■ **Data block**:
________________________

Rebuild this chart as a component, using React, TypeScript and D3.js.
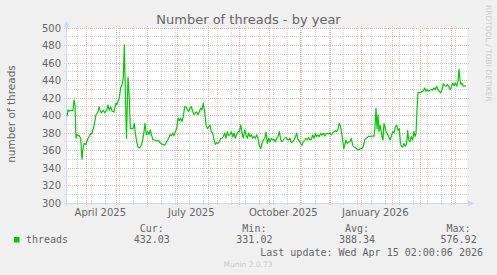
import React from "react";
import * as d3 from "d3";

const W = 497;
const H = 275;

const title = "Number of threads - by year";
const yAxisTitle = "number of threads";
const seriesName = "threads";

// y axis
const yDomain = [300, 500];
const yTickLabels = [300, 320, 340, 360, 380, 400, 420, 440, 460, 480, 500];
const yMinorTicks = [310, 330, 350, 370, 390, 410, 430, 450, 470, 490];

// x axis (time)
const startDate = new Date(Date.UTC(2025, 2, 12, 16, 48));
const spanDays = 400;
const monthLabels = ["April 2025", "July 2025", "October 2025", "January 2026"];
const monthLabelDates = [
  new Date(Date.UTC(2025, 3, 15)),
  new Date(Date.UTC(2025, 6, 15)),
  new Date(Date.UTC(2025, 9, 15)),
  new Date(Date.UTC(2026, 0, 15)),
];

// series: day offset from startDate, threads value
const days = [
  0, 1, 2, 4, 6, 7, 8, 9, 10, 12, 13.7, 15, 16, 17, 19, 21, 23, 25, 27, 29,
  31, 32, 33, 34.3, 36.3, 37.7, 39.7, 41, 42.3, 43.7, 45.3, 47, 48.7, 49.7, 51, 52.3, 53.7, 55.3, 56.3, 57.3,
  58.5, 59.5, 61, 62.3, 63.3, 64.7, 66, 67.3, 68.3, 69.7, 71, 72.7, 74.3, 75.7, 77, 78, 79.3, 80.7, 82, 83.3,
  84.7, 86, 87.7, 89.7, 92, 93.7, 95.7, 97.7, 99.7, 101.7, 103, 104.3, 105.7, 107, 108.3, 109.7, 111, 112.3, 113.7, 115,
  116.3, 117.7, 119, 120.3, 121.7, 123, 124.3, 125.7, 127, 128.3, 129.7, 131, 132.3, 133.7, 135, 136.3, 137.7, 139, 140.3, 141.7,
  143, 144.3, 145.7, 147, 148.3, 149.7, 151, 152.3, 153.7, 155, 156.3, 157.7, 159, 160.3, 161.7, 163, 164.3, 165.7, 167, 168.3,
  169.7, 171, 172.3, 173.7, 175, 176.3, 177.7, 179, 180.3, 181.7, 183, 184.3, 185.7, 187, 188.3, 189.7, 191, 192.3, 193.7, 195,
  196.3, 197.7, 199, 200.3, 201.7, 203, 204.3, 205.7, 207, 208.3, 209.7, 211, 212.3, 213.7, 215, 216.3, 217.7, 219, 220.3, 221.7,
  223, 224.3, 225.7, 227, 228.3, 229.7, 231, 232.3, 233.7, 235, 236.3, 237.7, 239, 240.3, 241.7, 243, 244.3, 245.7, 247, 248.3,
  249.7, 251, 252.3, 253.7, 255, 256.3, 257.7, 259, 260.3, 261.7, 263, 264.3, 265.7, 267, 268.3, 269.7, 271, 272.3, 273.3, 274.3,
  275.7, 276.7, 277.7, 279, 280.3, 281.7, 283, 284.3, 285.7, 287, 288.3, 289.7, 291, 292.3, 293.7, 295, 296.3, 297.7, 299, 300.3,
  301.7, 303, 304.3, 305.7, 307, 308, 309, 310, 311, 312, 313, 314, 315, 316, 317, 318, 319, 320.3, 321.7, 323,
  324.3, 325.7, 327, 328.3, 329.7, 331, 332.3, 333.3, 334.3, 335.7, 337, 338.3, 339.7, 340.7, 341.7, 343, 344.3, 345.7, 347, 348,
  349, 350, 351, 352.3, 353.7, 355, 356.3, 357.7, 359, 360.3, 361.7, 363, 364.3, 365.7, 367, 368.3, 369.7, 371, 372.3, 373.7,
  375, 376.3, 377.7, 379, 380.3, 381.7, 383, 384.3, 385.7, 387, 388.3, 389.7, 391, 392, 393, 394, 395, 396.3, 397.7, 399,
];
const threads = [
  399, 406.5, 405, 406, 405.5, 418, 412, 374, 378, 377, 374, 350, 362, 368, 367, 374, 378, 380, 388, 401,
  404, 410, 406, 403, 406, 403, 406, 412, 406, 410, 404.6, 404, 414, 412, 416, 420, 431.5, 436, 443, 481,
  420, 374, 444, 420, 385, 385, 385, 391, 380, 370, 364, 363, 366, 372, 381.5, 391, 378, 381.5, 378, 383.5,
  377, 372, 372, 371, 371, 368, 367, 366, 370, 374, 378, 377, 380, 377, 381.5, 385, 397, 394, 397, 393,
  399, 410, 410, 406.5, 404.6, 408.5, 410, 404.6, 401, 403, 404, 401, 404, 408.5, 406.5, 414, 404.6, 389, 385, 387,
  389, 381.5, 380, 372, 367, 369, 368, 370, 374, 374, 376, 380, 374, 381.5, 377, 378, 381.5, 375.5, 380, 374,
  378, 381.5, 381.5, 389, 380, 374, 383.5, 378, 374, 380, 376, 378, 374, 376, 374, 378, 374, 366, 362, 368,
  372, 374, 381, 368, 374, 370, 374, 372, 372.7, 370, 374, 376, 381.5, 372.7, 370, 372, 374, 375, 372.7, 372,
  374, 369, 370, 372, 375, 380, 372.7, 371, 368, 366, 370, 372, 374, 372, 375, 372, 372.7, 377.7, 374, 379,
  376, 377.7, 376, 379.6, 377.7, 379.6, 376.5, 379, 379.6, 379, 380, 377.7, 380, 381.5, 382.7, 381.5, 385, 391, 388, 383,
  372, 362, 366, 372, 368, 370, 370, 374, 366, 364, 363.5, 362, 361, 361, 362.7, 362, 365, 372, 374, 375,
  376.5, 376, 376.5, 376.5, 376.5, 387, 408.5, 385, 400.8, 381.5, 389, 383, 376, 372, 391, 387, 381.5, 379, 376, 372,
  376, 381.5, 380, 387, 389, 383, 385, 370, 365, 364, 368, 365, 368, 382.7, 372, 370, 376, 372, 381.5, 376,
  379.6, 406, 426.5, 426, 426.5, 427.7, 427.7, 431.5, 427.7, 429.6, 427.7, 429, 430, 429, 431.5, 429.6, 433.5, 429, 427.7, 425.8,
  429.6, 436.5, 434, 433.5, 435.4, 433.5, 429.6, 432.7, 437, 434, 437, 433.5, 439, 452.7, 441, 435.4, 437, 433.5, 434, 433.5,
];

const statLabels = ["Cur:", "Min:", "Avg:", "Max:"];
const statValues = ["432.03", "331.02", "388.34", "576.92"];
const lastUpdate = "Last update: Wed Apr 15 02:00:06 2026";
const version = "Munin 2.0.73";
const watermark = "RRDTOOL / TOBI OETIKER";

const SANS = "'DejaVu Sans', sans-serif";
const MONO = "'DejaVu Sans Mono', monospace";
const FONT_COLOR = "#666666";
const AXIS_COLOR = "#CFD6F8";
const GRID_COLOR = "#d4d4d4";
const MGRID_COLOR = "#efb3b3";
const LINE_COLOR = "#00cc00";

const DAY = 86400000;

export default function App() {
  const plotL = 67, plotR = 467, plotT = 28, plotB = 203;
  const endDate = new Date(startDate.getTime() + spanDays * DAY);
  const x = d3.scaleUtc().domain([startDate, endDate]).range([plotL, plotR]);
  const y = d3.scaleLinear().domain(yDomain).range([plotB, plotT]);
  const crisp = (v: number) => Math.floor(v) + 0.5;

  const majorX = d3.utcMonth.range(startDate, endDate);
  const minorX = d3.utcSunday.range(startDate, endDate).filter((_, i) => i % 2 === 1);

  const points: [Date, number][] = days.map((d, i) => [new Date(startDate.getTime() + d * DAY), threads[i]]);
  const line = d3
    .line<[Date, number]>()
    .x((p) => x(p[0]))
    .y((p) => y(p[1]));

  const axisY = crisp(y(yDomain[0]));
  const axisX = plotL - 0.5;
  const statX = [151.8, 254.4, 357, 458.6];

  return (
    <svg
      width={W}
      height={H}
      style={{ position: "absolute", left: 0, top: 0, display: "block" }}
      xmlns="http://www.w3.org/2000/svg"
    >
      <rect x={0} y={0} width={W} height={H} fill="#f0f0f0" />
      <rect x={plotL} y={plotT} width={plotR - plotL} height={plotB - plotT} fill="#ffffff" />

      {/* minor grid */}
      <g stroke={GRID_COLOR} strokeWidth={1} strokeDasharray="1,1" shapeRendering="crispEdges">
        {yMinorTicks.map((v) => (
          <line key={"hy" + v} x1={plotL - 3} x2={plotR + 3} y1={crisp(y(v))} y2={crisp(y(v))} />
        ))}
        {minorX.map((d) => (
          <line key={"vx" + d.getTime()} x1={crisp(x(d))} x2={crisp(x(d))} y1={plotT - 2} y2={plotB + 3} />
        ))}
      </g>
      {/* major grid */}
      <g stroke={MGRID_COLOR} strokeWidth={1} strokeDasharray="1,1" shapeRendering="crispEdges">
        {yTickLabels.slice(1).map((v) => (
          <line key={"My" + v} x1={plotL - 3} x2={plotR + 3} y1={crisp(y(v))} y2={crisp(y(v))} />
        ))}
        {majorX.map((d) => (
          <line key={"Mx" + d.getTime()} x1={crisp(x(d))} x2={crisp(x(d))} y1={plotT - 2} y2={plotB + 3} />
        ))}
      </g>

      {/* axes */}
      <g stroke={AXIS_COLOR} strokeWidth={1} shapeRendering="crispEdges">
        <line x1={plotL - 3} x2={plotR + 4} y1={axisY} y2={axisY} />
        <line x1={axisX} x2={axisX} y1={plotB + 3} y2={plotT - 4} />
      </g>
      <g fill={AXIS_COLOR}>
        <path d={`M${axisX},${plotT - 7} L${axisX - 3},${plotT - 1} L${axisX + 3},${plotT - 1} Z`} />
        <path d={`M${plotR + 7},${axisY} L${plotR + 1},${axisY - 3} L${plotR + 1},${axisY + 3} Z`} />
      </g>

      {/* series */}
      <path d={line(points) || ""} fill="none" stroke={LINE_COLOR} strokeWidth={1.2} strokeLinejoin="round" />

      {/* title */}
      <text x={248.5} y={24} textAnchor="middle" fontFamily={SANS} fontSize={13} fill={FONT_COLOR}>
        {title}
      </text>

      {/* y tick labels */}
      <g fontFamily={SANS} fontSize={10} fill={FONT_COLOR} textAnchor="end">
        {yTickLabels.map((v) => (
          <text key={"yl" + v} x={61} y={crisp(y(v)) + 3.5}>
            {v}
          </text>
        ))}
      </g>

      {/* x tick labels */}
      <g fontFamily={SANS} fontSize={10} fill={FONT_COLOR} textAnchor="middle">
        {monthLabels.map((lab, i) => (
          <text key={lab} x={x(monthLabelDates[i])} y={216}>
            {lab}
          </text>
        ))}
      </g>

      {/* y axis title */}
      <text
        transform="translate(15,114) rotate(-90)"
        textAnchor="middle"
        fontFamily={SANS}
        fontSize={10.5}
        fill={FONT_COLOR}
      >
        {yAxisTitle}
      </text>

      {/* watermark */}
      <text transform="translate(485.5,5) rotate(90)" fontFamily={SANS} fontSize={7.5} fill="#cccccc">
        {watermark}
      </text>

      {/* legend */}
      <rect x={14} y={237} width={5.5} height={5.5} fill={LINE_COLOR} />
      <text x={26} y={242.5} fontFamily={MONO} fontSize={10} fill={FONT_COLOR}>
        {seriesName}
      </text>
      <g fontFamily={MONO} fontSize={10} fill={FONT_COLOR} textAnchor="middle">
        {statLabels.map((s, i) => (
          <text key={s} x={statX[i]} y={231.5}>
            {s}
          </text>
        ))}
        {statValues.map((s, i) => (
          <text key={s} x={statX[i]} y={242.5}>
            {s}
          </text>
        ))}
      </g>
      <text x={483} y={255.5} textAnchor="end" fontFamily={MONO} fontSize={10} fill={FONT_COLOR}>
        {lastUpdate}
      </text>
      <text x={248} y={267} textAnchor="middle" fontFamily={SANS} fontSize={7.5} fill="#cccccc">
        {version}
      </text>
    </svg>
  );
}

________________________

■ **Your goal**:
Output exactly the span of lines from the top of the listing through the line holding "450, 470, 490];", and leave every picture out.

■ **Exercise solution**:
Rebuild this chart as a component, using React, TypeScript and D3.js.
import React from "react";
import * as d3 from "d3";

const W = 497;
const H = 275;

const title = "Number of threads - by year";
const yAxisTitle = "number of threads";
const seriesName = "threads";

// y axis
const yDomain = [300, 500];
const yTickLabels = [300, 320, 340, 360, 380, 400, 420, 440, 460, 480, 500];
const yMinorTicks = [310, 330, 350, 370, 390, 410, 430, 450, 470, 490];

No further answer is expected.